Par Laurent GIMENEZ.
C’était le temps des majestueux paquebots réputés insubmersibles et des locomotives empanachées de fumée, mais aussi celui des premières voitures automobiles.
En effet, au début de l’industrie automobile, trois technologies étaient en concurrence : l’électricité, la combustion interne et la vapeur.
Chacune avait ses atouts. Les voitures à vapeur étaient propres, rapides et peu bruyantes. Mais leur principal inconvénient était la lourde chaudière que le conducteur – généralement un employé du propriétaire – devait chauffer pendant de longues minutes pour atteindre le niveau de pression nécessaire au fonctionnement du véhicule.
On connaît la suite de l’histoire : le moteur à combustion interne a écrasé la compétition pendant plus d’un siècle, l’électricité a fait un retour inattendu à la faveur du réchauffement climatique, et la vapeur a complètement quitté la route.

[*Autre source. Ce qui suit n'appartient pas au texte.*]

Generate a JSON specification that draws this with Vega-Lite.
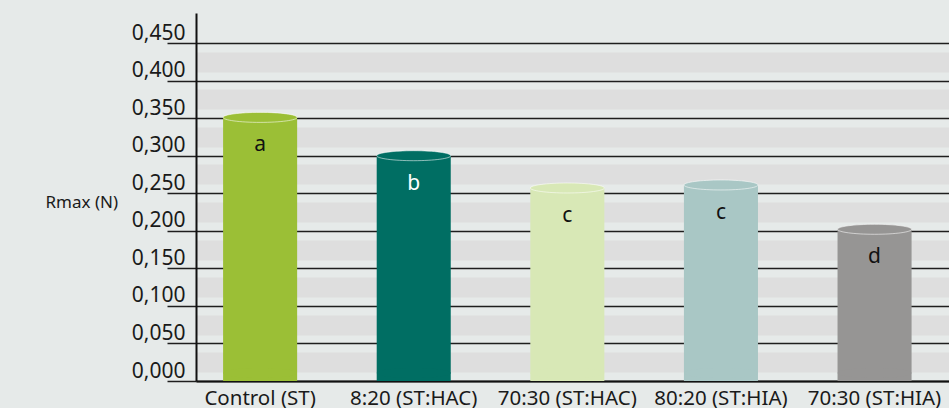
{
  "$schema": "https://vega.github.io/schema/vega-lite/v6.json",
  "autosize": "none",
  "width": 753,
  "height": 368,
  "padding": {"left": 196, "top": 13, "right": 0, "bottom": 27},
  "background": "#e6eae9",
  "config": {"view": {"stroke": null}, "font": "Noto Sans"},
  "data": {
    "values": [
      {"group": "Control (ST)", "value": 0.351, "letter": "a"},
      {"group": "8:20 (ST:HAC)", "value": 0.300, "letter": "b"},
      {"group": "70:30 (ST:HAC)", "value": 0.257, "letter": "c"},
      {"group": "80:20 (ST:HIA)", "value": 0.261, "letter": "c"},
      {"group": "70:30 (ST:HIA)", "value": 0.202, "letter": "d"}
    ]
  },
  "encoding": {
    "x": {
      "field": "group",
      "type": "nominal",
      "sort": null,
      "scale": {"paddingInner": 0.518, "paddingOuter": 0.21, "align": 0.42},
      "axis": {
        "title": null,
        "ticks": false,
        "grid": false,
        "domainColor": "#111111",
        "domainWidth": 2,
        "labelAngle": 0,
        "labelFont": "Noto Sans",
        "labelFontSize": 20.5,
        "labelColor": "#1a1a1a",
        "labelPadding": 7
      }
    },
    "y": {
      "field": "value",
      "type": "quantitative",
      "title": "Rmax (N)",
      "scale": {"domain": [0, 0.49], "nice": false, "zero": true},
      "axis": {
        "values": [0, 0.025, 0.05, 0.075, 0.1, 0.125, 0.15, 0.175, 0.2, 0.225, 0.25, 0.275, 0.3, 0.325, 0.35, 0.375, 0.4, 0.425, 0.45],
        "title": "Rmax (N)",
        "titleAngle": 0,
        "titleAlign": "left",
        "titleBaseline": "middle",
        "titleX": -151,
        "titleY": 189,
        "titleFont": "Noto Sans",
        "titleFontSize": 17,
        "titleFontWeight": "normal",
        "titleColor": "#1a1a1a",
        "labelExpr": "round(datum.value*40)%2==1 ? '' : replace(format(datum.value,'.3f'),'.',',')",
        "labelFont": "Noto Sans",
        "labelFontSize": 21,
        "labelColor": "#1a1a1a",
        "labelPadding": -18,
        "labelAlign": "right",
        "labelBaseline": "alphabetic",
        "labelOffset": -4,
        "labelOverlap": false,
        "labelBound": false,
        "labelFlush": false,
        "grid": true,
        "gridColor": {"condition": {"test": "round(datum.value*40)%2==1", "value": "#dedede"}, "value": "#1e1e1e"},
        "gridWidth": {"condition": {"test": "round(datum.value*40)%2==1", "value": 20}, "value": 1.5},
        "gridOpacity": 1,
        "tickColor": {"condition": {"test": "round(datum.value*40)%2==1", "value": "transparent"}, "value": "#1e1e1e"},
        "tickSize": 29,
        "tickWidth": 1.5,
        "domainColor": "#111111",
        "domainWidth": 2
      }
    },
    "color": {
      "field": "group",
      "type": "nominal",
      "sort": null,
      "scale": {
        "domain": ["Control (ST)", "8:20 (ST:HAC)", "70:30 (ST:HAC)", "80:20 (ST:HIA)", "70:30 (ST:HIA)"],
        "range": ["#9bbf36", "#006e63", "#d8e8b6", "#a9c7c5", "#969594"]
      },
      "legend": null
    }
  },
  "layer": [
    {
      "mark": {"type": "bar", "y2Offset": -8, "opacity": 1}
    },
    {
      "mark": {
        "type": "point",
        "shape": "M -1 0 A 1 0.135 0 1 0 1 0 A 1 0.135 0 1 0 -1 0 Z",
        "size": 5476,
        "filled": true,
        "opacity": 1,
        "strokeWidth": 0,
        "yOffset": -8
      },
      "encoding": {
        "y": {"datum": 0, "type": "quantitative"}
      }
    },
    {
      "mark": {
        "type": "point",
        "shape": "M -1 0 A 1 0.135 0 1 0 1 0 A 1 0.135 0 1 0 -1 0 Z",
        "size": 5476,
        "filled": true,
        "opacity": 1,
        "stroke": "#ffffff",
        "strokeOpacity": 0.55,
        "strokeWidth": 1
      }
    },
    {
      "mark": {
        "type": "text",
        "baseline": "alphabetic",
        "align": "center",
        "dy": 34,
        "font": "Noto Sans",
        "fontSize": 21
      },
      "encoding": {
        "text": {"field": "letter", "type": "nominal"},
        "color": {
          "condition": {"test": "datum.letter == 'b'", "value": "#ffffff"},
          "value": "#111111"
        }
      }
    }
  ]
}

Elle nous a néanmoins légué le mot chauffeur que l’on utilise encore de nos jours pour désigner un conducteur de véhicule, en particulier dans un cadre professionnel (chauffeur d’autobus, de poids lourds, etc.).
D’autres termes toujours en usage dans le secteur automobile racontent eux aussi une petite page d’histoire. Le mot berline (sedan en anglais) désigne aujourd’hui une voiture à quatre portes, par opposition au coupé, qui n’en possède que deux. Or, au 17ᵉ siècle, on appelait déjà berline un véhicule hippomobile mis à la mode dans la ville allemande de Berlin.
Plus maniable et plus confortable que le carrosse, ce nouveau moyen de transport reposait sur quatre roues et offrait un habitacle fermé et suspendu pour amortir les secousses.
C’est en raison de la similitude de forme et de structure entre la berline d’autrefois et celle d’aujourd’hui que le terme a traversé les siècles, passant du cheval à l’automobile.
Autre véhicule, autre ville. En français comme en anglais, une limousine est aujourd’hui une grande voiture de luxe dont l’habitacle comprend une séparation entre le chauffeur et les passagers.
Le mot vient de limousin, un adjectif et un nom signifiant « originaire de la ville ou de la région de Limoges », dans le centre de la France.
On dit par exemple : les Limousins votent demain pour élire leur prochain maire ou cette vache est de race limousine.
Le mot limousine désigne également une veste traditionnelle en forme de pèlerine, faite de poils de chèvre ou de laine épaisse, que portaient autrefois les bergers de cette région de France. Selon les étymologistes, c’est peut-être par analogie avec ce vêtement protecteur, abritant de la pluie et du vent, que le nom fut attribué aux premières voitures fermées au début du 20e siècle.
Autre hypothèse : l’inventeur de la carrosserie automobile fermée serait le constructeur Charles Jeantaud (1843-1906), originaire de Limoges. Le débat reste ouvert.
Les noms géographiques ont aussi influencé le vocabulaire du textile et de la mode. Le doux et précieux cachemire affiche ouvertement son origine géographique dans la province asiatique du même nom.
La mousseline dissimule, plus discrètement, une référence à la ville irakienne de Mossoul. Quant au vêtement emblématique des États-Unis, le jean, et au tissu de toile avec lequel il est fabriqué, le denim, leurs noms nous ramènent à leurs villes d’origine : l’italienne Gênes pour jean et la française Nîmes pour denim (« de Nîmes »).
Les langues aussi aiment les jeux de mots!